The latest technological developments in the field were on show at the Masdar World Future Energy Summit in Abu Dhabi.
Some solar street lights can now run five times longer than existing devices, and can even withstand the harsh environments of Sub-Saharan Africa and the GCC.
One of those is the concept created by Sunna Design, a French company that won the small and medium enterprise category of the Zayed Future Energy Prize, a UAE sustainable energy competition that marked its tenth anniversary in 2018.
Sunna Design’s chief executive Thomas Samuel has taken his solar powered street light design to 20 different countries.
“I travelled the world after my studies and I could see the lack of light in many countries in Sub-Saharan Africa in particular,” he said.
“It is a straight forward application, but it is difficult to do it properly.”
Mr Samuel took his design to India and then back to France for the research and development side of the project.
“We developed a unique proposition by making our solar street lamps last five times longer than what is currently being used,” he said.
“They should last for 10-15 years, even in harsh weather conditions like in Africa and the GCC.”
The company has 14 patents linked to the product, and is being taken around the world to bring light to communities.
Street lights in areas where there are none changes everything, in both social activities and business.
In rural parts of Africa where the company has taken its street lights, like Malawi, many people are living outside so security and women’s safety is a big issue.
These lights can illuminate market places at night to encourage business, so it has an overall positive effect.
“In some places where there is existing electricity like the UAE, it may be very expensive so solar street lights can offer a cost effective alternative,” Mr Samuel said.
“We have designed these frugally as we have meant from the beginning to make these affordable for governments and municipalities.
“We are working with a business partner in Malawi to bring this idea to communities there.
“Municipalities pay a huge cost to run street lights, and often don’t have the funds to invest in game changing alternatives like this. These solar lights are affordable.”
The return on investment and total cost of ownership are two key performance indicators, and as there are no running costs they are cheaper than conventional street lights from day one.”
Connecting to the grid, cabling and trenching in developed countries is a major cost of installing conventional lights, but there is no need for that with solar lighting.

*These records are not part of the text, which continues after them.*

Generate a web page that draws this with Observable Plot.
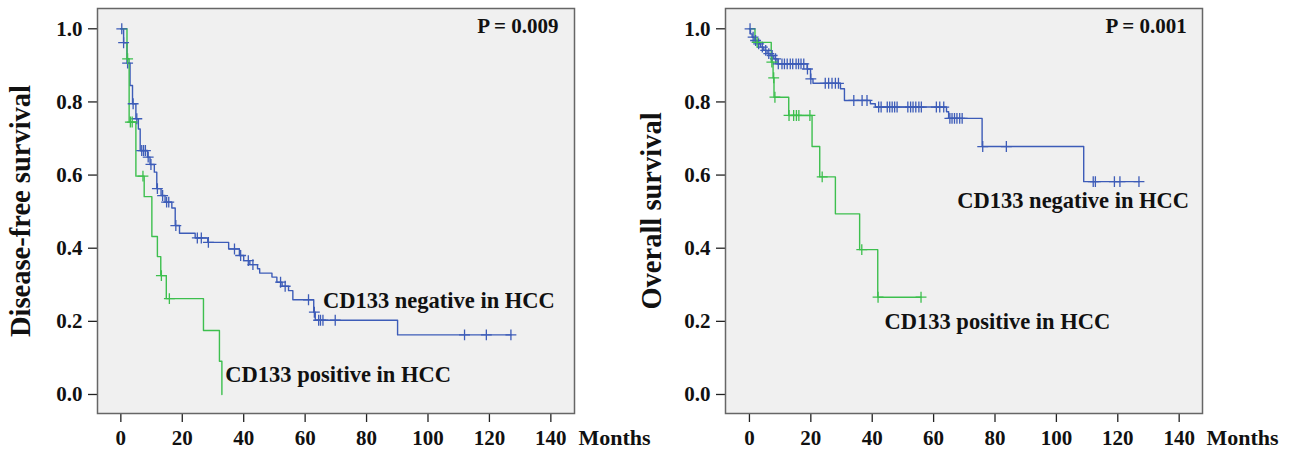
<!DOCTYPE html>
<html>
<head>
<meta charset="utf-8">
<script src="https://cdn.jsdelivr.net/npm/d3@7"></script>
<script src="https://cdn.jsdelivr.net/npm/@observablehq/plot@0.6"></script>
<style>
  html, body { margin: 0; padding: 0; background: #ffffff; }
  #wrap { position: relative; width: 1294px; height: 453px; overflow: hidden; background: #ffffff; }
  #left, #right { position: absolute; top: 0; }
  #left { left: 0; }
  #right { left: 634px; }
</style>
</head>
<body>
<div id="wrap"><div id="left"></div><div id="right"></div></div>
<script>
// ---------- data ----------
const monthTicks = [0, 20, 40, 60, 80, 100, 120, 140];
const survTicks = [0, 0.2, 0.4, 0.6, 0.8, 1.0];
const groupNames = ["CD133 negative in HCC", "CD133 positive in HCC"];
const panelTitles = ["Disease-free survival", "Overall survival"];
const pValues = ["P = 0.009", "P = 0.001"];
const xUnit = "Months";

// Disease-free survival, CD133 negative
const dfsNegTime = [0, 0.9, 2.0, 3.0, 3.8, 4.9, 5.7, 6.3, 8.7, 9.5, 10.9, 11.7, 13.1, 14.4, 16.6, 17.7, 19.1, 24.2, 28.3, 35.1, 38.6, 40.0, 42.0, 44.5, 45.2, 49.2, 50.8, 52.5, 54.6, 56.0, 62.8, 63.3, 90.1, 127.0];
const dfsNegSurv = [1.0, 0.962, 0.906, 0.845, 0.795, 0.754, 0.726, 0.667, 0.649, 0.629, 0.608, 0.563, 0.544, 0.526, 0.510, 0.462, 0.441, 0.428, 0.416, 0.398, 0.380, 0.366, 0.355, 0.344, 0.332, 0.321, 0.307, 0.296, 0.284, 0.259, 0.225, 0.203, 0.163, 0.163];
const dfsNegCensor = [0.3, 0.9, 2.2, 4.0, 5.2, 6.8, 7.4, 8.0, 8.9, 9.8, 11.9, 13.6, 14.9, 15.6, 17.9, 24.9, 26.2, 28.5, 37.0, 39.0, 41.5, 43.0, 52.0, 53.5, 61.1, 63.0, 64.4, 65.0, 65.8, 69.8, 111.9, 119.0, 127.0];

// Disease-free survival, CD133 positive
const dfsPosTime = [0, 2.0, 2.7, 4.9, 7.6, 10.1, 11.9, 13.0, 14.8, 26.9, 32.1, 32.9];
const dfsPosSurv = [1.0, 0.918, 0.745, 0.597, 0.541, 0.432, 0.377, 0.325, 0.262, 0.175, 0.091, 0.0];
const dfsPosCensor = [2.2, 3.1, 3.7, 7.2, 13.2, 15.8];

// Overall survival, CD133 negative
const osNegTime = [0, 0.33, 0.87, 1.63, 2.5, 3.6, 4.67, 5.76, 6.84, 7.93, 9.0, 18.8, 19.9, 20.7, 29.65, 30.95, 39.4, 41.0, 64.2, 64.9, 75.8, 108.9, 126.9];
const osNegSurv = [1.0, 0.986, 0.977, 0.968, 0.959, 0.950, 0.941, 0.932, 0.927, 0.918, 0.904, 0.890, 0.863, 0.851, 0.836, 0.804, 0.795, 0.786, 0.773, 0.755, 0.678, 0.582, 0.582];
const osNegCensor = [0.2, 1.2, 2.0, 3.0, 4.2, 5.3, 6.3, 7.4, 8.5, 9.4, 10.6, 11.4, 12.3, 13.3, 14.1, 15.2, 16.0, 16.8, 17.7, 18.9, 20.0, 24.7, 25.8, 26.9, 28.0, 29.0, 34.0, 36.7, 38.3, 42.1, 42.9, 44.9, 45.7, 46.5, 47.3, 48.1, 51.6, 52.5, 53.3, 54.2, 55.2, 56.0, 60.9, 62.0, 63.3, 65.3, 66.0, 66.8, 67.6, 68.5, 69.3, 76.0, 83.7, 112.0, 112.7, 118.9, 120.7, 126.9];

// Overall survival, CD133 positive
const osPosTime = [0, 1.8, 7.1, 7.7, 8.0, 12.8, 20.4, 22.9, 28.0, 35.9, 41.8, 55.9];
const osPosSurv = [1.0, 0.963, 0.909, 0.866, 0.813, 0.763, 0.678, 0.595, 0.494, 0.396, 0.266, 0.266];
const osPosCensor = [2.5, 7.3, 7.9, 8.3, 12.9, 14.4, 15.3, 16.1, 19.7, 23.7, 36.6, 41.9, 55.9];

// ---------- styling ----------
const BLUE = "#3d5cb8";
const GREEN = "#3dbf4e";
const FONT = "'Liberation Serif', 'Times New Roman', serif";

function curve(times, survs) {
  return times.map((t, i) => ({t, s: survs[i]}));
}
function censors(times, survs, cens) {
  return cens.map(c => {
    let s = survs[0];
    for (let i = 0; i < times.length; i++) if (times[i] <= c) s = survs[i];
    return {t: c, s};
  });
}

function panel(cfg) {
  const neg = curve(cfg.negT, cfg.negS);
  const pos = curve(cfg.posT, cfg.posS);
  const negC = censors(cfg.negT, cfg.negS, cfg.negC);
  const posC = censors(cfg.posT, cfg.posS, cfg.posC);
  return Plot.plot({
    width: 660,
    height: 453,
    marginLeft: cfg.ml,
    marginRight: cfg.mr,
    marginTop: 8,
    marginBottom: 40,
    style: {background: "transparent", overflow: "visible", fontFamily: FONT, fontWeight: "bold", fontSize: "21px", color: "#111"},
    x: {domain: cfg.xDomain},
    y: {domain: [-0.052, 1.0555]},
    marks: [
      Plot.frame({fill: "#f0f0f0", stroke: "none"}),
      Plot.axisX({ticks: monthTicks, tickSize: 9, tickPadding: 8, label: null, fontSize: 21, fontWeight: "bold", stroke: "#222", strokeWidth: 1.3}),
      Plot.axisY({ticks: survTicks, tickFormat: d3.format(".1f"), tickSize: 9, tickPadding: 6, label: null, fontSize: 21, fontWeight: "bold", stroke: "#222", strokeWidth: 1.3}),
      Plot.line(neg, {x: "t", y: "s", curve: "step-after", stroke: BLUE, strokeWidth: 1.4}),
      Plot.line(pos, {x: "t", y: "s", curve: "step-after", stroke: GREEN, strokeWidth: 1.4}),
      Plot.dot(negC, {x: "t", y: "s", symbol: "plus", r: 3.6, stroke: BLUE, strokeWidth: 1.3}),
      Plot.dot(posC, {x: "t", y: "s", symbol: "plus", r: 3.6, stroke: GREEN, strokeWidth: 1.3}),
      Plot.frame({stroke: "#666", strokeWidth: 1.5}),
      Plot.text([cfg.p], {x: 142.5, y: 1.006, text: d => d, textAnchor: "end", fontSize: 21, fontWeight: "bold", fill: "#111"}),
      Plot.text([groupNames[0]], {x: cfg.negLabel[0], y: cfg.negLabel[1], text: d => d, textAnchor: "start", fontSize: 22.5, fontWeight: "bold", fill: "#111"}),
      Plot.text([groupNames[1]], {x: cfg.posLabel[0], y: cfg.posLabel[1], text: d => d, textAnchor: "start", fontSize: 22.5, fontWeight: "bold", fill: "#111"}),
      Plot.text([xUnit], {x: cfg.unitX, y: -0.118, text: d => d, textAnchor: "start", fontSize: 22, fontWeight: "bold", fill: "#111"}),
      Plot.text([cfg.title], {frameAnchor: "left", rotate: -90, dx: cfg.titleDx, text: d => d, textAnchor: "middle", fontSize: 28.5, fontWeight: "bold", fill: "#111"})
    ]
  });
}

document.getElementById("left").appendChild(panel({
  negT: dfsNegTime, negS: dfsNegSurv, negC: dfsNegCensor,
  posT: dfsPosTime, posS: dfsPosSurv, posC: dfsPosCensor,
  ml: 97, mr: 86, xDomain: [-7.6, 147.7],
  p: pValues[0], title: panelTitles[0], titleDx: -77,
  negLabel: [65.8, 0.255], posLabel: [34.0, 0.054], unitX: 149.0
}));
document.getElementById("right").appendChild(panel({
  negT: osNegTime, negS: osNegSurv, negC: osNegCensor,
  posT: osPosTime, posS: osPosSurv, posC: osPosCensor,
  ml: 91, mr: 92, xDomain: [-7.8, 147.6],
  p: pValues[1], title: panelTitles[1], titleDx: -74,
  negLabel: [67.7, 0.531], posLabel: [44.0, 0.200], unitX: 148.9
}));
</script>
</body>
</html>
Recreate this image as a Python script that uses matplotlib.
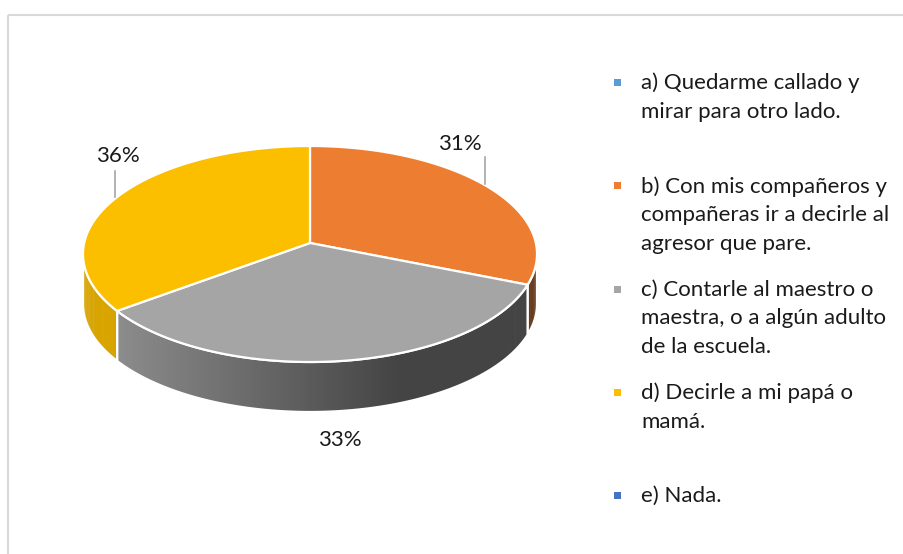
import numpy as np
import matplotlib
matplotlib.use("Agg")
import matplotlib.pyplot as plt
from matplotlib.patches import Polygon, Rectangle
from matplotlib.colors import to_rgb
import textwrap

# ---------------- data ----------------
categories = [
    "a) Quedarme callado y mirar para otro lado.",
    "b) Con mis compañeros y compañeras ir a decirle al agresor que pare.",
    "c) Contarle al maestro o maestra, o a algún adulto de la escuela.",
    "d) Decirle a mi papá o mamá.",
    "e) Nada.",
]
values = [0, 31, 33, 36, 0]
colors = ["#5B9BD5", "#ED7D31", "#A5A5A5", "#FBBF00", "#4472C4"]

# ---------------- layout (pixel space) ----------------
W, H = 904, 554
fig = plt.figure(figsize=(W / 100, H / 100), dpi=100)
ax = fig.add_axes([0, 0, 1, 1])
ax.set_xlim(0, W)
ax.set_ylim(H, 0)
ax.axis("off")

FONT = "Lato"
TXT = "#1a1a1a"
FS = 16

# chart border
ax.plot([8.5, W], [14.5, 14.5], color="#d9d9d9", lw=1.5, solid_capstyle="butt")
ax.plot([8.5, 8.5], [14.5, H], color="#d9d9d9", lw=1.5, solid_capstyle="butt")

cx, cy = 310, 254      # ellipse center
ax_x, ax_y = 310, 243  # apex (perspective)
rx, ry = 227, 108
depth = 50
k = 0.75               # perspective compression of angles


def param(a_deg):
    a = np.radians(a_deg)
    return np.degrees(np.arctan2(k * np.sin(a), np.cos(a)))


def unwrap_range(a0, a1):
    t0 = param(a0)
    t1 = param(a1)
    while t1 > t0:
        t1 -= 360
    while t0 - t1 > 360:
        t1 += 360
    return t0, t1


def pt(t_deg, dz=0.0):
    t = np.radians(t_deg)
    return cx + rx * np.cos(t), cy - ry * np.sin(t) + dz


total = sum(values)
angles = []
start = 90.0
for v in values:
    sweep = 360.0 * v / total
    angles.append((start, start - sweep))
    start -= sweep


def side_factor(t_deg):
    x = cx + rx * np.cos(np.radians(t_deg))
    f = 0.86 - (x - 110) / (400 - 110) * 0.45
    return float(np.clip(f, 0.41, 0.86))


# sides (front half: params between -180 and 0)
for (a0, a1), v, c in zip(angles, values, colors):
    if v == 0:
        continue
    t0, t1 = unwrap_range(a0, a1)
    base = np.array(to_rgb(c))
    for shift in (0, 360, -360):
        s0, s1 = t0 + shift, t1 + shift
        lo = max(s1, -180.0)
        hi = min(s0, 0.0)
        if hi <= lo:
            continue
        n = max(int((hi - lo) / 0.7), 2)
        ts = np.linspace(hi, lo, n + 1)
        for i in range(n):
            ta, tb = ts[i], ts[i + 1]
            tm = 0.5 * (ta + tb)
            col = np.clip(base * side_factor(tm), 0, 1)
            tb2 = max(tb - 0.4, lo)
            poly = [pt(ta), pt(tb2), pt(tb2, depth), pt(ta, depth)]
            ax.add_patch(Polygon(poly, closed=True, facecolor=col,
                                 edgecolor="none", lw=0))
        top = [pt(t) for t in ts]
        bot = [pt(t, depth) for t in ts[::-1]]
        ax.add_patch(Polygon(top + bot, closed=True, facecolor="none",
                             edgecolor="white", lw=1.6, joinstyle="round"))

# top faces
for (a0, a1), v, c in zip(angles, values, colors):
    if v == 0:
        continue
    t0, t1 = unwrap_range(a0, a1)
    ts = np.linspace(t0, t1, 200)
    poly = [(ax_x, ax_y)] + [pt(t) for t in ts]
    ax.add_patch(Polygon(poly, closed=True, facecolor=c, edgecolor="white",
                         lw=1.6, joinstyle="round"))

# data labels
label_pos = {1: (460, 144), 2: (340, 440), 3: (118, 156)}
leaders = {1: ((485, 485), (157, 184)), 3: ((115, 115), (171, 197))}
for i, v in enumerate(values):
    if v == 0:
        continue
    x, y = label_pos[i]
    ax.text(x, y, f"{round(100 * v / total)}%", ha="center", va="center",
            fontsize=FS, family=FONT, color=TXT)
    if i in leaders:
        ax.plot(*leaders[i], color="#a6a6a6", lw=1.2)

# legend
leg_x, leg_y0, leg_dy, line_h = 641, 83, 103.3, 28.7
for i, (lab, c) in enumerate(zip(categories, colors)):
    y = leg_y0 + i * leg_dy
    ax.add_patch(Rectangle((614, y - 4), 7, 7, facecolor=c, edgecolor="none"))
    for j, line in enumerate(textwrap.wrap(lab, 26)):
        ax.text(leg_x, y + j * line_h, line, ha="left", va="center",
                fontsize=FS, family=FONT, color=TXT)

fig.savefig("out.png", dpi=100, facecolor="white")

Sunna Design is now working on tailor-made solutions that meet the specific needs of communities, particularly in related markets such as security or street furniture.
Moon is a revolutionary offer that has been successfully tested in Senegal.
It is a "pay as you go" kit that gives rural populations access to quality solar lighting and also to a smartphone opening on a multitude of adapted digital contents.
Pupils and teachers from the Nkhata Bay district of Malawi are visiting Abu Dhabi this week to see what solar developments could soon be making a difference in their village.
Wilfred Ngwira, a teacher at Chingoma Primary School in northern Malawi, said street lights would make a huge difference in his community.
“At night, because it is so dark, thieves take their opportunity and young people get involved in risky activities,” he said.
“If there was light, this would not happen, I am sure of it.
“Many people have to walk at night, and there are no pavements so they must walk on the roads. With no street lights, it is very dangerous and people are killed.”
Joyce Mhango, 53, who has just completed a course at the solar training academy in Malawi, built with funds from the Zayed Future Energy Prize.
“I don’t feel very safe when I am walking around my village at night,” she said.
“There could be snakes, and women are at risk of being attacked or even raped. You cannot see, and people can hide. It can be very dangerous.
“Many young people move around at night, as they have nothing else to do.”